Here’s the honest opinion: T. rex was extraordinary. Its bite force remains unmatched among theropods. Its sensory capabilities were remarkable. It deserves its fame. But the fossil record has spent the last thirty years systematically dismantling the idea that it was uniquely dangerous in a category of its own. Spinosaurus was longer and ecologically untouchable in its range. Giganotosaurus and Carcharodontosaurus were arguably more efficient killers at scale. Mapusaurus and Utahraptor suggest that coordinated hunting multiplied danger in ways that sheer size never could. And Maip macrothorax only entered the scientific record two years ago, which means we are almost certainly still finding predators that would rewrite this list.

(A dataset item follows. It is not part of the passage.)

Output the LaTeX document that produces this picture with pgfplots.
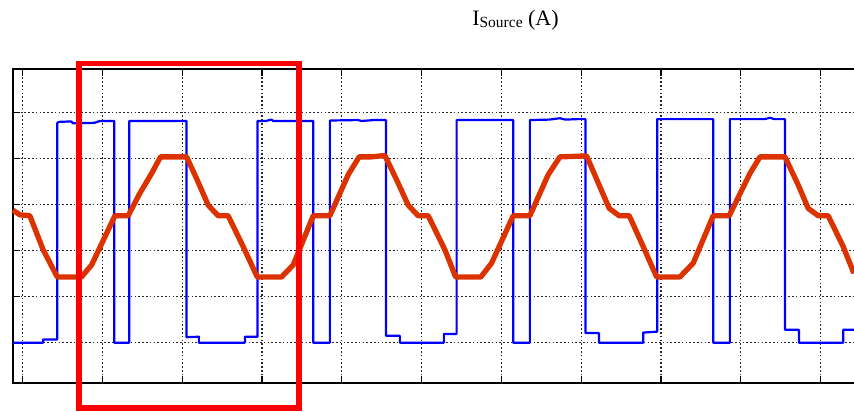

What is genuinely frustrating is that Hollywood keeps returning to the same handful of species while a roster of legitimately terrifying, scientifically documented predators sits ignored in the palaeontological literature. These animals are not obscure for lack of drama. They are obscure for lack of attention. The real question isn’t which of these was worst to encounter in the wild. The real question is why we keep settling for a smaller, less interesting version of prehistoric history when the full picture is so much more unsettling.